Electrochemical reconfiguration of iron-modified Ni3S2 surface induced oxygen vacancies to immobilize sulfate for enhanced oxygen evolution reaction

There is an urgent need for highly active, durable, and low-cost electrocatalysts to overcome the shortcomings of high overpotential in the oxygen evolution reaction (OER) process. In this work, the nickel-iron hydroxysulfate rich in sulfate and oxygen vacancies (SO42- @Fe-NiOOH-Ov/NiS) is legitimately constructed.

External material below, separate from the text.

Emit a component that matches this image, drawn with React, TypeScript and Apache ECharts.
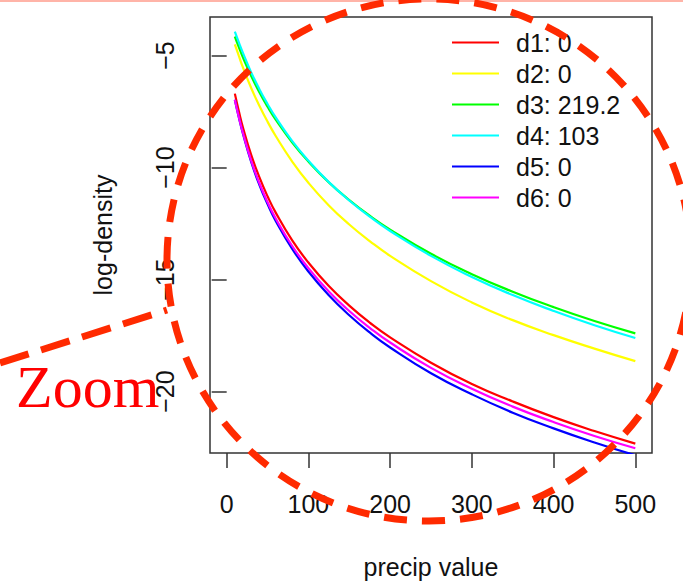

SO42- @Fe-NiOOHOv/NiS only requires a low overpotentials of 190 mV and 232 mV at 10 mA cm- 2 and 100 mA cm- 2 current densities in 1 M KOH, with excellent stability for 200 h at 100 mA cm- 2 current density. In situ Raman spectroscopy and Fourier transform infrared spectroscopy demonstrated the stable adsorption of more SO42- on the surface of catalyst. Density functional theory calculations testify surface reconstruction, doped Fe and oxygen vacancies significantly reduced the adsorption energy of sulfate on the surface. More importantly, the formation of *OOH to O2 is facilitated by the highly hydrogen bonding between SO42- and *OOH, accelerating the OER process.